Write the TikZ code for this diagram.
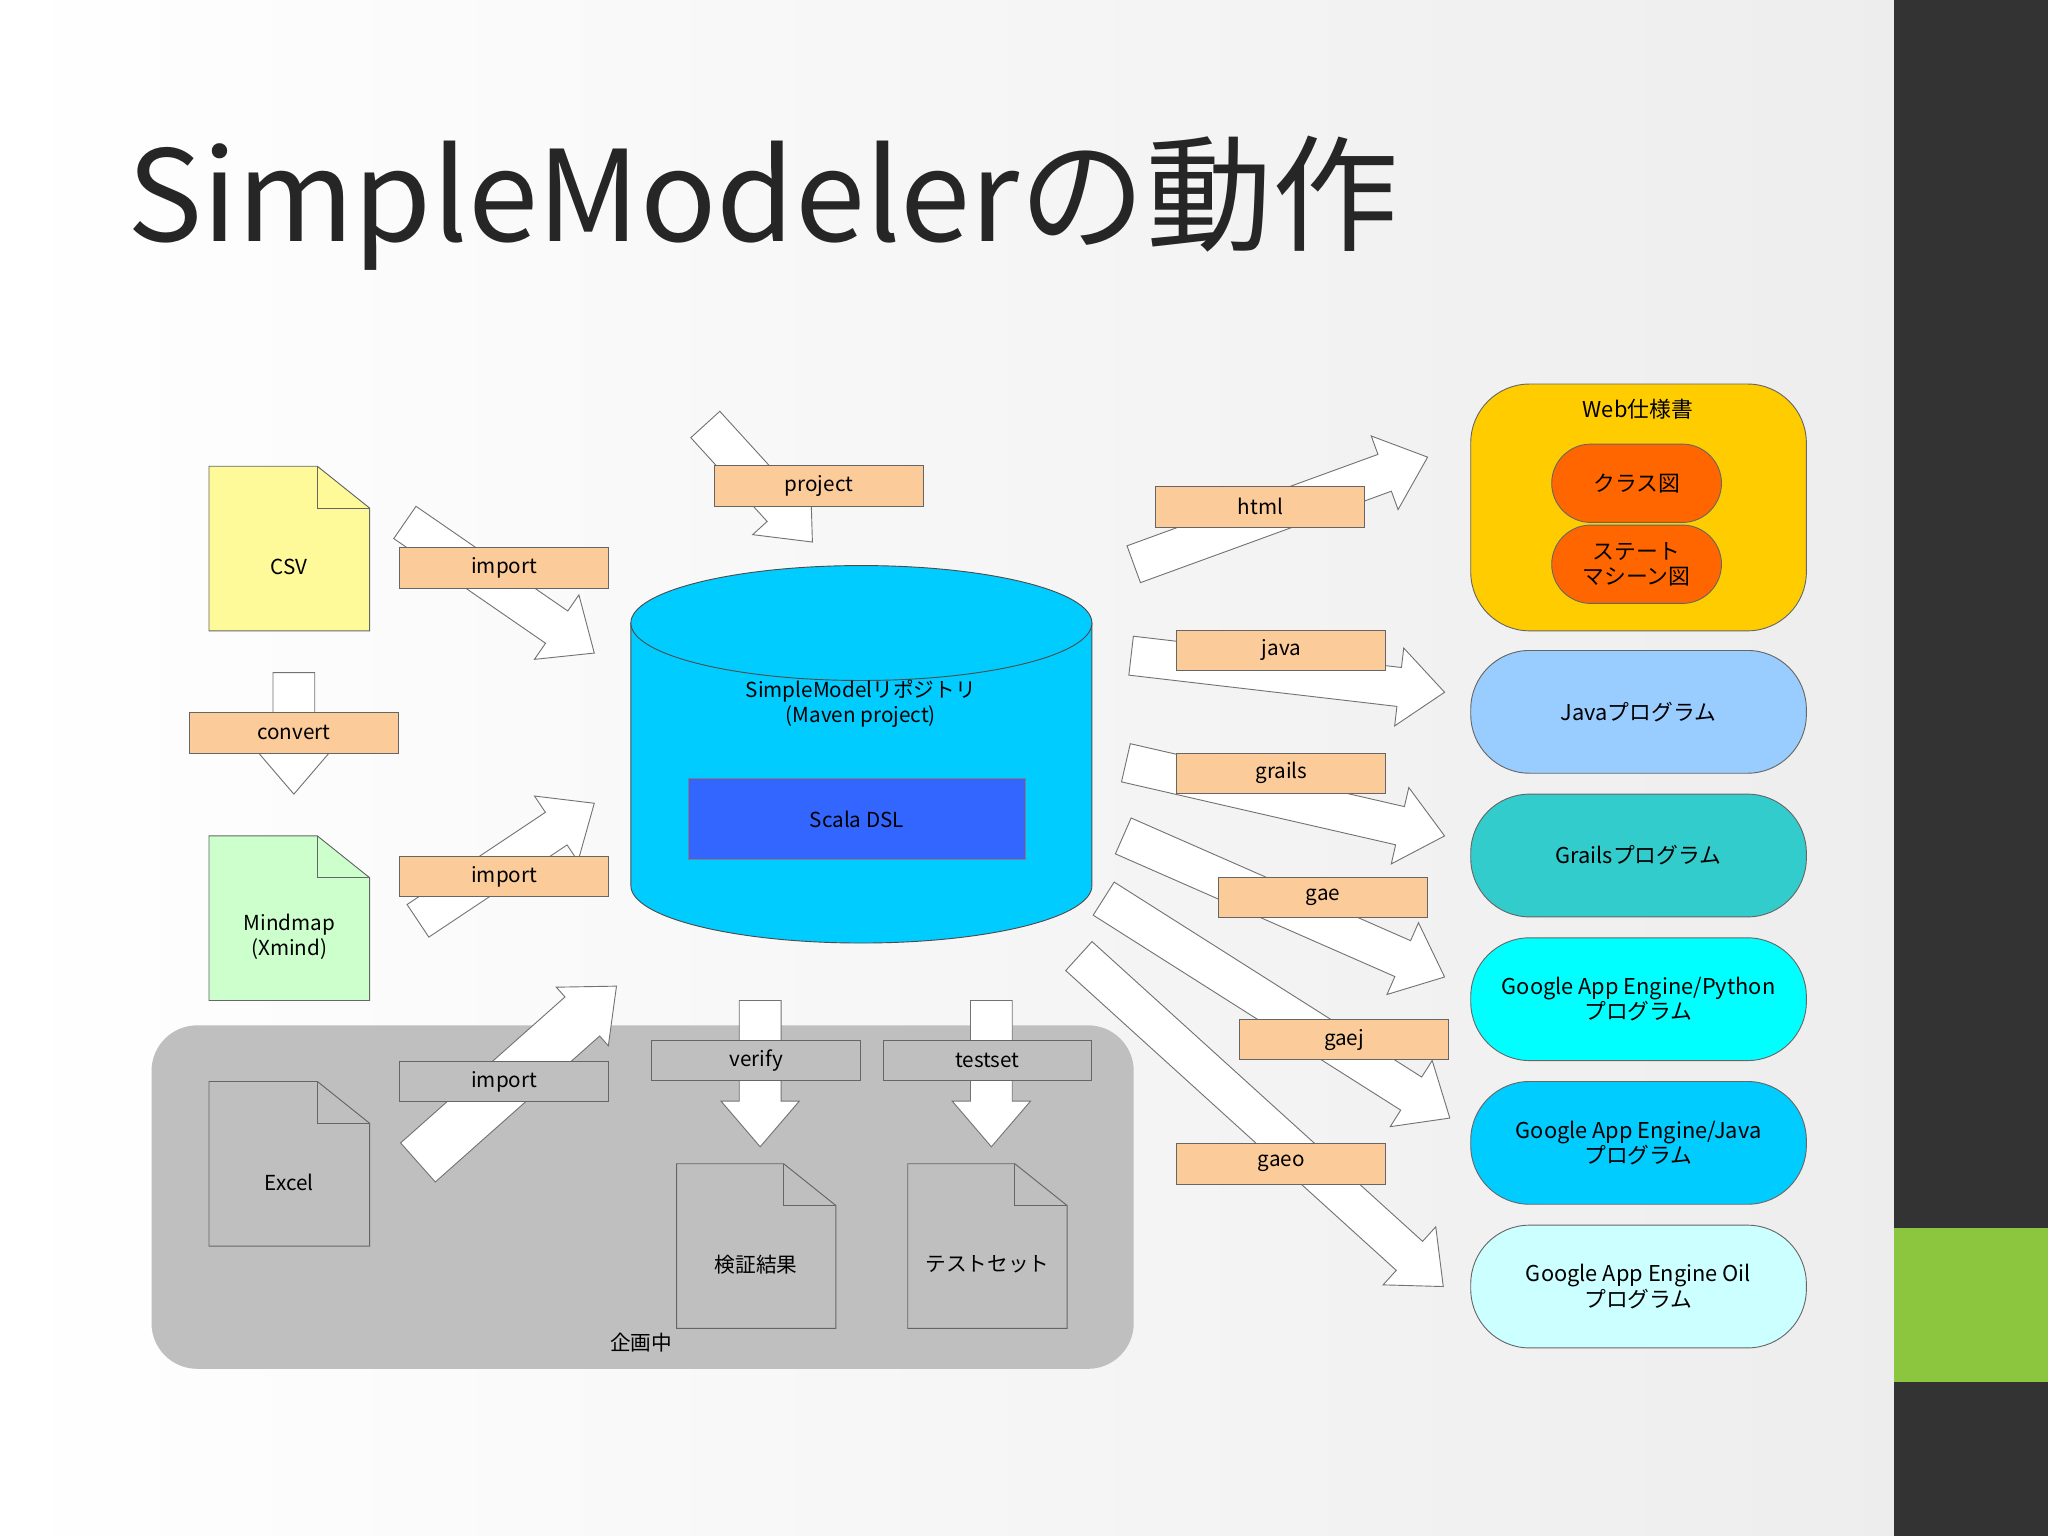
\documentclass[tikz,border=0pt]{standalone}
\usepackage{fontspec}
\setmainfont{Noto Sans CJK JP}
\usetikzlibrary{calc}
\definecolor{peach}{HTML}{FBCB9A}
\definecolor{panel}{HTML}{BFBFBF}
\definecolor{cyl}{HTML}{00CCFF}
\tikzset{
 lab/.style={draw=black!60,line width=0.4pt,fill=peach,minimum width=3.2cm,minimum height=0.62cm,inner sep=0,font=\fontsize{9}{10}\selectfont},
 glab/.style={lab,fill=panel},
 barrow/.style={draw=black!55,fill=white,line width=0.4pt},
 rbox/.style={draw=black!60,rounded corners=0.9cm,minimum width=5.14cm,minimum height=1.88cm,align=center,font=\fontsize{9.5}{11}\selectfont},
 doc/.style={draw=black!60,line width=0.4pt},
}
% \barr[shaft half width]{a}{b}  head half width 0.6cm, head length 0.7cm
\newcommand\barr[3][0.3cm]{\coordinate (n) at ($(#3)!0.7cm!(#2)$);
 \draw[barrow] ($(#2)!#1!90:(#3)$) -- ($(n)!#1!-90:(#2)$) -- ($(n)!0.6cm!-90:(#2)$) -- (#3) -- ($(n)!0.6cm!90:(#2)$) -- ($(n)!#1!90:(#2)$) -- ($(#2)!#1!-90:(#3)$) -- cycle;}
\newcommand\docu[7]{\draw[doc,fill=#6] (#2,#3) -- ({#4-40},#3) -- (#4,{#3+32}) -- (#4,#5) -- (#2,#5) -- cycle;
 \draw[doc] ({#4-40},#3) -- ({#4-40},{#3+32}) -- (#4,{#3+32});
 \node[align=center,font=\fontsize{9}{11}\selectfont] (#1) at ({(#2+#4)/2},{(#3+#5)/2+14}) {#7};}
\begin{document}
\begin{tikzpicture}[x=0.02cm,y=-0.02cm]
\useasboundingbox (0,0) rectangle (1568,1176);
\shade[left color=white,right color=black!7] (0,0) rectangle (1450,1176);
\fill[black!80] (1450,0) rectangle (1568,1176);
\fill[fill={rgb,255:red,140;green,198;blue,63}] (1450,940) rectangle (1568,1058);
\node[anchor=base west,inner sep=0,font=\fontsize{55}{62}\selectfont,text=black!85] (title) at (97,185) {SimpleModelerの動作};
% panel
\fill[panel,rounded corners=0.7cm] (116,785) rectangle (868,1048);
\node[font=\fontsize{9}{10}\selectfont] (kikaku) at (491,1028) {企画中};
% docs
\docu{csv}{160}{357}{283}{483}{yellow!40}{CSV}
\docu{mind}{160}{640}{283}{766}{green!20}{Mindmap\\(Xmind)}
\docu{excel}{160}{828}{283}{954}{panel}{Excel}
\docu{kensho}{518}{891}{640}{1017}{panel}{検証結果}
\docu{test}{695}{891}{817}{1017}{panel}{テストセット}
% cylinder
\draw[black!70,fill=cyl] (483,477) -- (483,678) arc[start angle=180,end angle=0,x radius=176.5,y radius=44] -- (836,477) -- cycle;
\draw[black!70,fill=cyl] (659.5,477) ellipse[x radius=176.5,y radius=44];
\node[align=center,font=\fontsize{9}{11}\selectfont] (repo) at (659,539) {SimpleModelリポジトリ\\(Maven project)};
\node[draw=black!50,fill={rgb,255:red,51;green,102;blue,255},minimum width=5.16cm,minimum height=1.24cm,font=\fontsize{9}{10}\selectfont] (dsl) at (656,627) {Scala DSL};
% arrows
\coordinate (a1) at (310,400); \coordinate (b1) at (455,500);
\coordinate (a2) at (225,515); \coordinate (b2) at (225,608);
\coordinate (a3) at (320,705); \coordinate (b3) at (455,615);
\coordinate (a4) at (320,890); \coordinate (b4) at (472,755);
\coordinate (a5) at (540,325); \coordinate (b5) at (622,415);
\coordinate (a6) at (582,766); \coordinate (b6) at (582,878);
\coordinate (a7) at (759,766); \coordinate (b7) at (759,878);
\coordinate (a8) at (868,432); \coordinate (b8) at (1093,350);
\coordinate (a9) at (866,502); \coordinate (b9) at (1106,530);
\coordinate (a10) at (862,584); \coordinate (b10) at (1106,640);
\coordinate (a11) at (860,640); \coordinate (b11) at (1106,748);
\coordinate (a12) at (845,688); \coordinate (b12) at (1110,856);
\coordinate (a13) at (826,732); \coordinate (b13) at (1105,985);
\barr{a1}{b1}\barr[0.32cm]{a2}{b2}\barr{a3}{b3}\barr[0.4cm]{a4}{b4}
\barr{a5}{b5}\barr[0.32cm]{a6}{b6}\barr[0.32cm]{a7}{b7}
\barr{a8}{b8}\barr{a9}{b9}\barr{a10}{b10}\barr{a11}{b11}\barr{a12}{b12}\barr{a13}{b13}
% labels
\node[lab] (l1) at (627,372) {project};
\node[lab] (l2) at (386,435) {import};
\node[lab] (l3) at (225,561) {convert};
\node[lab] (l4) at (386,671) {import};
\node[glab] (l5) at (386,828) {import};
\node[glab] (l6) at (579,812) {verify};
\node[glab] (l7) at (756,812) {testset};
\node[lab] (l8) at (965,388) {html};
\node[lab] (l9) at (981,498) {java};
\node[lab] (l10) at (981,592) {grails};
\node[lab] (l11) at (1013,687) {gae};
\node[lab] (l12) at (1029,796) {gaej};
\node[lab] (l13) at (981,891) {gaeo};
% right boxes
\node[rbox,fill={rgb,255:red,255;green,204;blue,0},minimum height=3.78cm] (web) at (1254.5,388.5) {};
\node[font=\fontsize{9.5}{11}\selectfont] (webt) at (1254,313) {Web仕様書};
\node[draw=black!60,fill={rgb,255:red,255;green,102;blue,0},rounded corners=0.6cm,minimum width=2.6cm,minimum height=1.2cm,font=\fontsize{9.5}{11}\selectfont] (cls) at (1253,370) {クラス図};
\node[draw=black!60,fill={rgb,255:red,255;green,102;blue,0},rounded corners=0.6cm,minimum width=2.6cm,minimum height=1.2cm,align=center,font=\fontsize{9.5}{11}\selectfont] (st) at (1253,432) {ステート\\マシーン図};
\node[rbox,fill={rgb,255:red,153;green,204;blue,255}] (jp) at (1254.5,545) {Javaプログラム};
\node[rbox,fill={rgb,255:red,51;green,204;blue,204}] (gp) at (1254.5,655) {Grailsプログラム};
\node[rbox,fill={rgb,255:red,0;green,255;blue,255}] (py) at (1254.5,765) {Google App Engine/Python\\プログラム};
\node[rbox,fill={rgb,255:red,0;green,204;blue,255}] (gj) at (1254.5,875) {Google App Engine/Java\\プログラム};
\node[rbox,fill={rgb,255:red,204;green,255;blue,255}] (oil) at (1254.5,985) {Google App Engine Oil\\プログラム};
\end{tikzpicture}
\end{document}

_Problem_
Copy out all the data without changing anything, and drop the pictures.

_Final result_
Write the TikZ code for this diagram.
\documentclass[tikz,border=0pt]{standalone}
\usepackage{fontspec}
\setmainfont{Noto Sans CJK JP}
\usetikzlibrary{calc}
\definecolor{peach}{HTML}{FBCB9A}
\definecolor{panel}{HTML}{BFBFBF}
\definecolor{cyl}{HTML}{00CCFF}
\tikzset{
 lab/.style={draw=black!60,line width=0.4pt,fill=peach,minimum width=3.2cm,minimum height=0.62cm,inner sep=0,font=\fontsize{9}{10}\selectfont},
 glab/.style={lab,fill=panel},
 barrow/.style={draw=black!55,fill=white,line width=0.4pt},
 rbox/.style={draw=black!60,rounded corners=0.9cm,minimum width=5.14cm,minimum height=1.88cm,align=center,font=\fontsize{9.5}{11}\selectfont},
 doc/.style={draw=black!60,line width=0.4pt},
}
% \barr[shaft half width]{a}{b}  head half width 0.6cm, head length 0.7cm
\newcommand\barr[3][0.3cm]{\coordinate (n) at ($(#3)!0.7cm!(#2)$);
 \draw[barrow] ($(#2)!#1!90:(#3)$) -- ($(n)!#1!-90:(#2)$) -- ($(n)!0.6cm!-90:(#2)$) -- (#3) -- ($(n)!0.6cm!90:(#2)$) -- ($(n)!#1!90:(#2)$) -- ($(#2)!#1!-90:(#3)$) -- cycle;}
\newcommand\docu[7]{\draw[doc,fill=#6] (#2,#3) -- ({#4-40},#3) -- (#4,{#3+32}) -- (#4,#5) -- (#2,#5) -- cycle;
 \draw[doc] ({#4-40},#3) -- ({#4-40},{#3+32}) -- (#4,{#3+32});
 \node[align=center,font=\fontsize{9}{11}\selectfont] (#1) at ({(#2+#4)/2},{(#3+#5)/2+14}) {#7};}
\begin{document}
\begin{tikzpicture}[x=0.02cm,y=-0.02cm]
\useasboundingbox (0,0) rectangle (1568,1176);
\shade[left color=white,right color=black!7] (0,0) rectangle (1450,1176);
\fill[black!80] (1450,0) rectangle (1568,1176);
\fill[fill={rgb,255:red,140;green,198;blue,63}] (1450,940) rectangle (1568,1058);
\node[anchor=base west,inner sep=0,font=\fontsize{55}{62}\selectfont,text=black!85] (title) at (97,185) {SimpleModelerの動作};
% panel
\fill[panel,rounded corners=0.7cm] (116,785) rectangle (868,1048);
\node[font=\fontsize{9}{10}\selectfont] (kikaku) at (491,1028) {企画中};
% docs
\docu{csv}{160}{357}{283}{483}{yellow!40}{CSV}
\docu{mind}{160}{640}{283}{766}{green!20}{Mindmap\\(Xmind)}
\docu{excel}{160}{828}{283}{954}{panel}{Excel}
\docu{kensho}{518}{891}{640}{1017}{panel}{検証結果}
\docu{test}{695}{891}{817}{1017}{panel}{テストセット}
% cylinder
\draw[black!70,fill=cyl] (483,477) -- (483,678) arc[start angle=180,end angle=0,x radius=176.5,y radius=44] -- (836,477) -- cycle;
\draw[black!70,fill=cyl] (659.5,477) ellipse[x radius=176.5,y radius=44];
\node[align=center,font=\fontsize{9}{11}\selectfont] (repo) at (659,539) {SimpleModelリポジトリ\\(Maven project)};
\node[draw=black!50,fill={rgb,255:red,51;green,102;blue,255},minimum width=5.16cm,minimum height=1.24cm,font=\fontsize{9}{10}\selectfont] (dsl) at (656,627) {Scala DSL};
% arrows
\coordinate (a1) at (310,400); \coordinate (b1) at (455,500);
\coordinate (a2) at (225,515); \coordinate (b2) at (225,608);
\coordinate (a3) at (320,705); \coordinate (b3) at (455,615);
\coordinate (a4) at (320,890); \coordinate (b4) at (472,755);
\coordinate (a5) at (540,325); \coordinate (b5) at (622,415);
\coordinate (a6) at (582,766); \coordinate (b6) at (582,878);
\coordinate (a7) at (759,766); \coordinate (b7) at (759,878);
\coordinate (a8) at (868,432); \coordinate (b8) at (1093,350);
\coordinate (a9) at (866,502); \coordinate (b9) at (1106,530);
\coordinate (a10) at (862,584); \coordinate (b10) at (1106,640);
\coordinate (a11) at (860,640); \coordinate (b11) at (1106,748);
\coordinate (a12) at (845,688); \coordinate (b12) at (1110,856);
\coordinate (a13) at (826,732); \coordinate (b13) at (1105,985);
\barr{a1}{b1}\barr[0.32cm]{a2}{b2}\barr{a3}{b3}\barr[0.4cm]{a4}{b4}
\barr{a5}{b5}\barr[0.32cm]{a6}{b6}\barr[0.32cm]{a7}{b7}
\barr{a8}{b8}\barr{a9}{b9}\barr{a10}{b10}\barr{a11}{b11}\barr{a12}{b12}\barr{a13}{b13}
% labels
\node[lab] (l1) at (627,372) {project};
\node[lab] (l2) at (386,435) {import};
\node[lab] (l3) at (225,561) {convert};
\node[lab] (l4) at (386,671) {import};
\node[glab] (l5) at (386,828) {import};
\node[glab] (l6) at (579,812) {verify};
\node[glab] (l7) at (756,812) {testset};
\node[lab] (l8) at (965,388) {html};
\node[lab] (l9) at (981,498) {java};
\node[lab] (l10) at (981,592) {grails};
\node[lab] (l11) at (1013,687) {gae};
\node[lab] (l12) at (1029,796) {gaej};
\node[lab] (l13) at (981,891) {gaeo};
% right boxes
\node[rbox,fill={rgb,255:red,255;green,204;blue,0},minimum height=3.78cm] (web) at (1254.5,388.5) {};
\node[font=\fontsize{9.5}{11}\selectfont] (webt) at (1254,313) {Web仕様書};
\node[draw=black!60,fill={rgb,255:red,255;green,102;blue,0},rounded corners=0.6cm,minimum width=2.6cm,minimum height=1.2cm,font=\fontsize{9.5}{11}\selectfont] (cls) at (1253,370) {クラス図};
\node[draw=black!60,fill={rgb,255:red,255;green,102;blue,0},rounded corners=0.6cm,minimum width=2.6cm,minimum height=1.2cm,align=center,font=\fontsize{9.5}{11}\selectfont] (st) at (1253,432) {ステート\\マシーン図};
\node[rbox,fill={rgb,255:red,153;green,204;blue,255}] (jp) at (1254.5,545) {Javaプログラム};
\node[rbox,fill={rgb,255:red,51;green,204;blue,204}] (gp) at (1254.5,655) {Grailsプログラム};
\node[rbox,fill={rgb,255:red,0;green,255;blue,255}] (py) at (1254.5,765) {Google App Engine/Python\\プログラム};
\node[rbox,fill={rgb,255:red,0;green,204;blue,255}] (gj) at (1254.5,875) {Google App Engine/Java\\プログラム};
\node[rbox,fill={rgb,255:red,204;green,255;blue,255}] (oil) at (1254.5,985) {Google App Engine Oil\\プログラム};
\end{tikzpicture}
\end{document}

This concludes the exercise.